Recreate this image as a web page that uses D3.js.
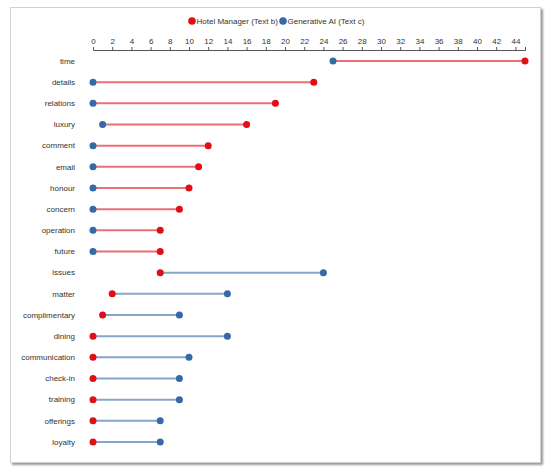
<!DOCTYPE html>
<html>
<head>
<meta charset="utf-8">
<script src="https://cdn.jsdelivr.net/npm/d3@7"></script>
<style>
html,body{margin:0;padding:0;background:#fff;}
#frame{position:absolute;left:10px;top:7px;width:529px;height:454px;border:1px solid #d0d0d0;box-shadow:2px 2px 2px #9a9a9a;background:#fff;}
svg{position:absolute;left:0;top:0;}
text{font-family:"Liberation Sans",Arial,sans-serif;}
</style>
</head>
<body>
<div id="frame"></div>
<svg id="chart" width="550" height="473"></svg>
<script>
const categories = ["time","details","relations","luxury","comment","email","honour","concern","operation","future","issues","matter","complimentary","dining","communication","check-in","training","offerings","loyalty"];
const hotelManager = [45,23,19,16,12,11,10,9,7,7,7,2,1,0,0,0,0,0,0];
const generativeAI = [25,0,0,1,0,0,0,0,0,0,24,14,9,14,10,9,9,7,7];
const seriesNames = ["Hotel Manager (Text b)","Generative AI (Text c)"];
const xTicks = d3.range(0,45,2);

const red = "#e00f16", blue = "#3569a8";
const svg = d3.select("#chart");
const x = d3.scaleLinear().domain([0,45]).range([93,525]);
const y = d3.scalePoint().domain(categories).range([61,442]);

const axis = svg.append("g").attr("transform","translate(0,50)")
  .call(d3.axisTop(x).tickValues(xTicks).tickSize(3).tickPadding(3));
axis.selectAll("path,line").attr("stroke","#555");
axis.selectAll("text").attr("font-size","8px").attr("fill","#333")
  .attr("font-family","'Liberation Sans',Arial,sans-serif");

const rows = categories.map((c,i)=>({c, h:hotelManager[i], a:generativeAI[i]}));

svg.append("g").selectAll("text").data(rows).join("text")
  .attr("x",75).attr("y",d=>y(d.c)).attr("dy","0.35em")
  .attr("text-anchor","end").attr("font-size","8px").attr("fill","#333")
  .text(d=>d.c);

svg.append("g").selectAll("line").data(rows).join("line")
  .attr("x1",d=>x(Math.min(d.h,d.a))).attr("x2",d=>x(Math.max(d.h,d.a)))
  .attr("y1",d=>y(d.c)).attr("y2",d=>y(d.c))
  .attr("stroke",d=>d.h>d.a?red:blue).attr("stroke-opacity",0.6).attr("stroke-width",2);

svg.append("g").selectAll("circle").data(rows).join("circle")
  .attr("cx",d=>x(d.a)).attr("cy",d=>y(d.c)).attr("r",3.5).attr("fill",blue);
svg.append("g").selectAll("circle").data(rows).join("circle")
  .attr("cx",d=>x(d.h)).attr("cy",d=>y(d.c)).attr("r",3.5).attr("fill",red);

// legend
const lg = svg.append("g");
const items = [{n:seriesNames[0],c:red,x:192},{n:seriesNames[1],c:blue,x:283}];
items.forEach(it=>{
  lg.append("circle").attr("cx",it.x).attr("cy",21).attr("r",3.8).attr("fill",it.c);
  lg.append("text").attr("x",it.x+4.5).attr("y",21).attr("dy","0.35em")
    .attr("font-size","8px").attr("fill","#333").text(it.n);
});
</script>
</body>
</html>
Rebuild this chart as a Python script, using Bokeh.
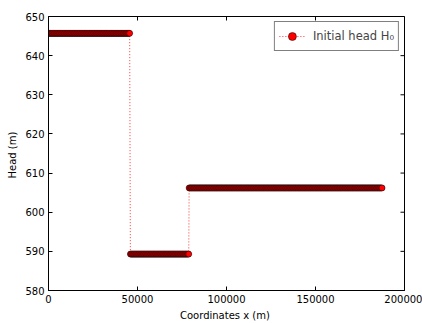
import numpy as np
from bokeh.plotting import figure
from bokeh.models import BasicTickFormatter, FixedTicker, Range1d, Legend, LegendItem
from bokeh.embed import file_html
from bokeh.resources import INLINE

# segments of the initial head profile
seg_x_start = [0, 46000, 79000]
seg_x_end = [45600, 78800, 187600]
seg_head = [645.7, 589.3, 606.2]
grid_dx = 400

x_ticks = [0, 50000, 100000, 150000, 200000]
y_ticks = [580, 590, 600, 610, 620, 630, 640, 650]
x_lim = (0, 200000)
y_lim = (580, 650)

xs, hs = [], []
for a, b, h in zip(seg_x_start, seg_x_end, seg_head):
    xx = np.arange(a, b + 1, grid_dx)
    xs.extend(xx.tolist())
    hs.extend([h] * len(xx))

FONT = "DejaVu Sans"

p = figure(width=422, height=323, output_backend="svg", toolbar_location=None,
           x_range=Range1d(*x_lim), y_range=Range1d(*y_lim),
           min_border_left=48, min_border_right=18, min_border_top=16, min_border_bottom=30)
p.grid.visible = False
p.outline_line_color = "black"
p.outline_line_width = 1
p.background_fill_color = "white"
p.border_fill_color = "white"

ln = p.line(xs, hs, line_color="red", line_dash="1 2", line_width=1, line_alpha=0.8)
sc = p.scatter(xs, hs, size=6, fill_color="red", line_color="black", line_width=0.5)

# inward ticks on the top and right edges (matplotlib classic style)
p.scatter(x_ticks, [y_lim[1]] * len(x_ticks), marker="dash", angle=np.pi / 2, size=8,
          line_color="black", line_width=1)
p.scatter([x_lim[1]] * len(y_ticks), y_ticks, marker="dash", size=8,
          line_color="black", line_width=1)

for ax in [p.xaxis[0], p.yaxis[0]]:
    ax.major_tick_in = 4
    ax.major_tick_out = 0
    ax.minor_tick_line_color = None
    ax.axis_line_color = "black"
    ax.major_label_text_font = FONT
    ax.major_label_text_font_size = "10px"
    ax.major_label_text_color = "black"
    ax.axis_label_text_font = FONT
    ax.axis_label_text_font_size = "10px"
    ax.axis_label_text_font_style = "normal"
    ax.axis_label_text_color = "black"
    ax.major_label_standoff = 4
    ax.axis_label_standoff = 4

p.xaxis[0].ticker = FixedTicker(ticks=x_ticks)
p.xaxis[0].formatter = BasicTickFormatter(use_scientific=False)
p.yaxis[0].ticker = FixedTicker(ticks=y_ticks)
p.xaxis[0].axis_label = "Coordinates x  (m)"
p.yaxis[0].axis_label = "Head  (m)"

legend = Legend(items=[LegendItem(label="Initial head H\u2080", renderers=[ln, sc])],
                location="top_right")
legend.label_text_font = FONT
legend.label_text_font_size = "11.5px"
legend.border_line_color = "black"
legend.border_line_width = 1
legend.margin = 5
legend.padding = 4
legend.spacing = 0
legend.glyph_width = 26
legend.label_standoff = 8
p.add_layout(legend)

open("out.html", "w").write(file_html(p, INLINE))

= = =

● **Work to complete**:
Reproduce the whole listing exactly, but not the images in it.

● **Output of the exercise**:
Recreate this image as a web page that uses D3.js.
<!DOCTYPE html>
<html>
<head>
<meta charset="utf-8">
<script src="https://cdn.jsdelivr.net/npm/d3@7"></script>
<style>
html,body{margin:0;padding:0;background:#fff;}
#frame{position:absolute;left:10px;top:7px;width:529px;height:454px;border:1px solid #d0d0d0;box-shadow:2px 2px 2px #9a9a9a;background:#fff;}
svg{position:absolute;left:0;top:0;}
text{font-family:"Liberation Sans",Arial,sans-serif;}
</style>
</head>
<body>
<div id="frame"></div>
<svg id="chart" width="550" height="473"></svg>
<script>
const categories = ["time","details","relations","luxury","comment","email","honour","concern","operation","future","issues","matter","complimentary","dining","communication","check-in","training","offerings","loyalty"];
const hotelManager = [45,23,19,16,12,11,10,9,7,7,7,2,1,0,0,0,0,0,0];
const generativeAI = [25,0,0,1,0,0,0,0,0,0,24,14,9,14,10,9,9,7,7];
const seriesNames = ["Hotel Manager (Text b)","Generative AI (Text c)"];
const xTicks = d3.range(0,45,2);

const red = "#e00f16", blue = "#3569a8";
const svg = d3.select("#chart");
const x = d3.scaleLinear().domain([0,45]).range([93,525]);
const y = d3.scalePoint().domain(categories).range([61,442]);

const axis = svg.append("g").attr("transform","translate(0,50)")
  .call(d3.axisTop(x).tickValues(xTicks).tickSize(3).tickPadding(3));
axis.selectAll("path,line").attr("stroke","#555");
axis.selectAll("text").attr("font-size","8px").attr("fill","#333")
  .attr("font-family","'Liberation Sans',Arial,sans-serif");

const rows = categories.map((c,i)=>({c, h:hotelManager[i], a:generativeAI[i]}));

svg.append("g").selectAll("text").data(rows).join("text")
  .attr("x",75).attr("y",d=>y(d.c)).attr("dy","0.35em")
  .attr("text-anchor","end").attr("font-size","8px").attr("fill","#333")
  .text(d=>d.c);

svg.append("g").selectAll("line").data(rows).join("line")
  .attr("x1",d=>x(Math.min(d.h,d.a))).attr("x2",d=>x(Math.max(d.h,d.a)))
  .attr("y1",d=>y(d.c)).attr("y2",d=>y(d.c))
  .attr("stroke",d=>d.h>d.a?red:blue).attr("stroke-opacity",0.6).attr("stroke-width",2);

svg.append("g").selectAll("circle").data(rows).join("circle")
  .attr("cx",d=>x(d.a)).attr("cy",d=>y(d.c)).attr("r",3.5).attr("fill",blue);
svg.append("g").selectAll("circle").data(rows).join("circle")
  .attr("cx",d=>x(d.h)).attr("cy",d=>y(d.c)).attr("r",3.5).attr("fill",red);

// legend
const lg = svg.append("g");
const items = [{n:seriesNames[0],c:red,x:192},{n:seriesNames[1],c:blue,x:283}];
items.forEach(it=>{
  lg.append("circle").attr("cx",it.x).attr("cy",21).attr("r",3.8).attr("fill",it.c);
  lg.append("text").attr("x",it.x+4.5).attr("y",21).attr("dy","0.35em")
    .attr("font-size","8px").attr("fill","#333").text(it.n);
});
</script>
</body>
</html>
Rebuild this chart as a Python script, using Bokeh.
import numpy as np
from bokeh.plotting import figure
from bokeh.models import BasicTickFormatter, FixedTicker, Range1d, Legend, LegendItem
from bokeh.embed import file_html
from bokeh.resources import INLINE

# segments of the initial head profile
seg_x_start = [0, 46000, 79000]
seg_x_end = [45600, 78800, 187600]
seg_head = [645.7, 589.3, 606.2]
grid_dx = 400

x_ticks = [0, 50000, 100000, 150000, 200000]
y_ticks = [580, 590, 600, 610, 620, 630, 640, 650]
x_lim = (0, 200000)
y_lim = (580, 650)

xs, hs = [], []
for a, b, h in zip(seg_x_start, seg_x_end, seg_head):
    xx = np.arange(a, b + 1, grid_dx)
    xs.extend(xx.tolist())
    hs.extend([h] * len(xx))

FONT = "DejaVu Sans"

p = figure(width=422, height=323, output_backend="svg", toolbar_location=None,
           x_range=Range1d(*x_lim), y_range=Range1d(*y_lim),
           min_border_left=48, min_border_right=18, min_border_top=16, min_border_bottom=30)
p.grid.visible = False
p.outline_line_color = "black"
p.outline_line_width = 1
p.background_fill_color = "white"
p.border_fill_color = "white"

ln = p.line(xs, hs, line_color="red", line_dash="1 2", line_width=1, line_alpha=0.8)
sc = p.scatter(xs, hs, size=6, fill_color="red", line_color="black", line_width=0.5)

# inward ticks on the top and right edges (matplotlib classic style)
p.scatter(x_ticks, [y_lim[1]] * len(x_ticks), marker="dash", angle=np.pi / 2, size=8,
          line_color="black", line_width=1)
p.scatter([x_lim[1]] * len(y_ticks), y_ticks, marker="dash", size=8,
          line_color="black", line_width=1)

for ax in [p.xaxis[0], p.yaxis[0]]:
    ax.major_tick_in = 4
    ax.major_tick_out = 0
    ax.minor_tick_line_color = None
    ax.axis_line_color = "black"
    ax.major_label_text_font = FONT
    ax.major_label_text_font_size = "10px"
    ax.major_label_text_color = "black"
    ax.axis_label_text_font = FONT
    ax.axis_label_text_font_size = "10px"
    ax.axis_label_text_font_style = "normal"
    ax.axis_label_text_color = "black"
    ax.major_label_standoff = 4
    ax.axis_label_standoff = 4

p.xaxis[0].ticker = FixedTicker(ticks=x_ticks)
p.xaxis[0].formatter = BasicTickFormatter(use_scientific=False)
p.yaxis[0].ticker = FixedTicker(ticks=y_ticks)
p.xaxis[0].axis_label = "Coordinates x  (m)"
p.yaxis[0].axis_label = "Head  (m)"

legend = Legend(items=[LegendItem(label="Initial head H\u2080", renderers=[ln, sc])],
                location="top_right")
legend.label_text_font = FONT
legend.label_text_font_size = "11.5px"
legend.border_line_color = "black"
legend.border_line_width = 1
legend.margin = 5
legend.padding = 4
legend.spacing = 0
legend.glyph_width = 26
legend.label_standoff = 8
p.add_layout(legend)

open("out.html", "w").write(file_html(p, INLINE))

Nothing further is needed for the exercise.